In [23]:
import pandas as pd
import os
import sys
import re
import plotly.express as px
import random

In [24]:
parent_dir = os.path.abspath(os.path.join(os.getcwd(), "..", ".."))
sys.path.append(parent_dir)

In [25]:
from evaluation.utils.metrics import hard_accuracy, soft_accuracy, hard_accuracy_for_label

### Auxiliary methods

In [26]:
def get_random_color_scheme() -> px.colors.qualitative:
    color_schemes = [
        # px.colors.qualitative.Plotly,
        # px.colors.qualitative.D3,
        px.colors.qualitative.T10,
        # px.colors.qualitative.Dark24,
        px.colors.qualitative.Set1,
        px.colors.qualitative.Set2,
        px.colors.qualitative.Set3,
        px.colors.qualitative.Pastel,
        # px.colors.qualitative.Pastel1,
        # px.colors.qualitative.Pastel2,
        # px.colors.qualitative.Bold,
        px.colors.qualitative.Safe,
        # px.colors.qualitative.Prism,
        # px.colors.qualitative.Antique,
    ]

    # Randomly select a color scheme
    return random.choice(color_schemes)

In [27]:
def extract_model_name(filename) -> tuple[str, bool]:
    match = re.match(r"(en_)?([a-zA-Z0-9.-]+)", filename)
    if match:
        prefix, model_name = match.groups()
        return model_name, prefix is not None
    return None

In [28]:
def plot_model_scores(
    df: pd.DataFrame,
    score_col: str,
    model_col: str = "model_name",
    color_col: str = "Language",
    title: str | None = None,
) -> None:
    """Plot a Plotly bar chart grouped by model names with different colors for English/Ukrainian models."""
    
    # Randomly choose a color scheme
    colors = get_random_color_scheme()
    unique_categories = df[color_col].dropna().unique()
    color_map = {category: colors[i % len(colors)] for i, category in enumerate(unique_categories)}

    fig = px.bar(
        df,
        x=model_col,
        y=score_col,
        color=color_col,
        barmode="group",
        title=title if title else score_col.replace("_", " ").title(),
        labels={score_col: "Score", model_col: "Model"},
        color_discrete_map=color_map,
        hover_data={score_col: True, color_col: True},
    )

    fig.update_layout(
        xaxis=dict(title="Model Name", tickfont=dict(size=12)),
        yaxis=dict(title="Score", gridcolor="rgba(0, 0, 0, 0.1)", range=[0, 1.1]),
        legend=dict(title=color_col.title()),
        plot_bgcolor="white",
        paper_bgcolor="white",
        font=dict(color="black"),
        title=dict(font=dict(size=18), x=0.5),
        margin=dict(l=40, r=40, t=50, b=80),
        width=800,
        height=500,
    )

    fig.show()

In [42]:
def process_csv_files(folder_paths: list[str], output_csv: str):
    """Processes all CSV files in a folder, computes metrics, saves results, and plots bar charts."""
    results = []

    for folder_path in folder_paths:
        is_deepl = folder_path.endswith("_deepl")

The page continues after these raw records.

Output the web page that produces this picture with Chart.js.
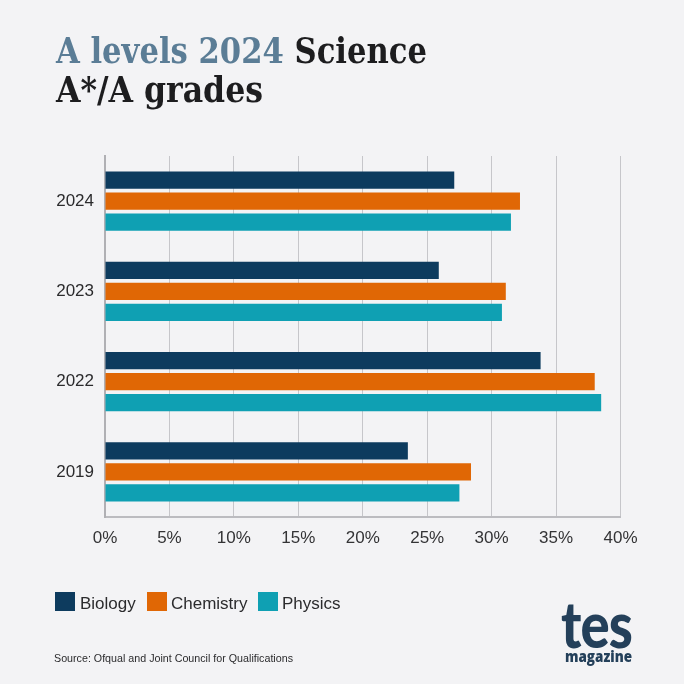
<!DOCTYPE html>
<html><head><meta charset="utf-8">
<script src="https://cdn.jsdelivr.net/npm/chart.js@4"></script>
<style>
html,body{margin:0;padding:0;background:#f3f3f5;width:684px;height:684px;overflow:hidden}
#wrap{position:relative;width:684px;height:684px}
canvas{position:absolute;left:0;top:0}
.t{position:absolute;white-space:nowrap;font-family:"DejaVu Serif Condensed","DejaVu Serif",serif;font-weight:700;font-size:35.5px;line-height:40px;color:#1d1d1f;transform-origin:0 0}
.sw{position:absolute;width:20px;height:19px;top:592px}
.lg{position:absolute;top:592.5px;font:17px/21px "Liberation Sans",sans-serif;color:#2b2b2d;white-space:nowrap;transform-origin:0 0}
#src{position:absolute;left:54px;top:651px;font:10.7px/14px "Liberation Sans",sans-serif;color:#2b2b2d;white-space:nowrap;transform-origin:0 0}
#tes{position:absolute;left:561px;top:592px;font:900 64px/64px Lato,sans-serif;color:#24405a;transform-origin:0 0;letter-spacing:-1px}
#mag{position:absolute;left:565px;top:646.5px;font:800 15px/18px "Open Sans",sans-serif;color:#24405a;transform-origin:0 0}
</style></head><body><div id="wrap">
<canvas id="c" width="684" height="684"></canvas>
<div class="t" id="t1" style="left:56px;top:31px"><span style="color:#5b7d96">A levels 2024</span> Science</div>
<div class="t" id="t2" style="left:56px;top:70px">A*/A grades</div>
<div id="legend"></div>
<div id="src">Source: Ofqual and Joint Council for Qualifications</div>
<div id="tes">tes</div>
<div id="mag">magazine</div>
</div>
<script>
const years = ["2024","2023","2022","2019"];
const biology = [27.1,25.9,33.8,23.5];
const chemistry = [32.2,31.1,38.0,28.4];
const physics = [31.5,30.8,38.5,27.5];
const seriesNames = ["Biology","Chemistry","Physics"];
const seriesColors = ["#0d3b5e","#e06705","#0fa0b3"];
const legendSwatchX = [55,147,258];
const legendTextX = [80,171,282];

const chart = new Chart(document.getElementById('c'),{
  type:'bar',
  data:{labels:years,datasets:[biology,chemistry,physics].map((d,i)=>({
    label:seriesNames[i],data:d,backgroundColor:seriesColors[i],
    categoryPercentage:0.698,barPercentage:0.81,borderWidth:0
  }))},
  options:{
    indexAxis:'y',responsive:false,animation:false,
    layout:{padding:{left:0,right:63.5,top:156,bottom:0}},
    plugins:{legend:{display:false},title:{display:false},tooltip:{enabled:false}},
    scales:{
      x:{min:0,max:40,afterFit:s=>{s.height=167},
        grid:{color:'#c6c6ca',lineWidth:1,tickLength:0},
        border:{color:'#bcbcc0',width:2},
        ticks:{stepSize:5,padding:11,maxRotation:0,autoSkip:false,color:'#333335',
          font:{family:'"Liberation Sans"',size:17},callback:v=>v+'%'}},
      y:{afterFit:s=>{s.width=105},
        grid:{display:false,tickLength:0},
        border:{color:'#b0b0b4',width:2},
        ticks:{padding:11,color:'#2b2b2d',font:{family:'"Liberation Sans"',size:17}}}
    }
  }
});

const lg=document.getElementById('legend');
chart.data.datasets.forEach((d,i)=>{
  const s=document.createElement('div');s.className='sw';s.style.left=legendSwatchX[i]+'px';s.style.background=d.backgroundColor;lg.appendChild(s);
  const t=document.createElement('div');t.className='lg';t.style.left=legendTextX[i]+'px';t.textContent=d.label;lg.appendChild(t);
});
function fit(id,w){const e=document.getElementById(id);const r=e.getBoundingClientRect().width;e.style.transform='scaleX('+(w/r)+')';}
fit('t1',371);fit('t2',207);fit('src',239);
fit('tes',71);fit('mag',67);
</script></body></html>
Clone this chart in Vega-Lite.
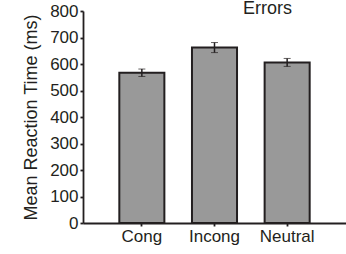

        for file in os.listdir(folder_path):
            if file.endswith(".csv"):
                file_path = os.path.join(folder_path, file)
                df = pd.read_csv(file_path)

                hard_acc = hard_accuracy(df)
                bad_acc = hard_accuracy_for_label(df)
                soft_acc = soft_accuracy(df)

                model_name, is_english = extract_model_name(file)
                results.append(
                    {
                        "model_name": model_name,
                        "hard_accuracy": hard_acc,
                        "bad_hard_accuracy": bad_acc,
                        "soft_accuracy": soft_acc,
                        "Translation": ("DeepL" if is_deepl else "Dragoman") if not is_english else None,
                        "Language": "English" if is_english else "Ukrainian",
                    }
                )

    results_df = pd.DataFrame(results)
    results_df.sort_values(by=["model_name", "Language", "Translation"], inplace=True)
    results_df.to_csv(output_csv, index=False)

    return results_df

### Results extraction and plotting

In [43]:
folder_path = [
    "/Users/akravche/Projects/UCU/alignment/evaluation/results/sc_101_care_harm",
    "/Users/akravche/Projects/UCU/alignment/evaluation/results/sc_101_care_harm_deepl",
]
output_csv = "/Users/akravche/Projects/UCU/alignment/evaluation/results/sc_101_care_harm_results.csv"
results_df = process_csv_files(folder_path, output_csv)

### By language

In [37]:
df_subset = results_df[results_df['Translation'] != "Dragoman"]

In [38]:
plot_model_scores(df_subset, "hard_accuracy")

In [39]:
plot_model_scores(df_subset, "soft_accuracy")

In [41]:
plot_model_scores(df_subset, "bad_hard_accuracy", title="Accuracy for Wrong Social Norms detection")

### By translation

In [35]:
df_subset = results_df[results_df.Translation.notna()]
plot_model_scores(df_subset, "hard_accuracy", color_col="Translation")

In [36]:
df_subset = results_df[results_df.Translation.notna()]
plot_model_scores(df_subset, "soft_accuracy",color_col="Translation")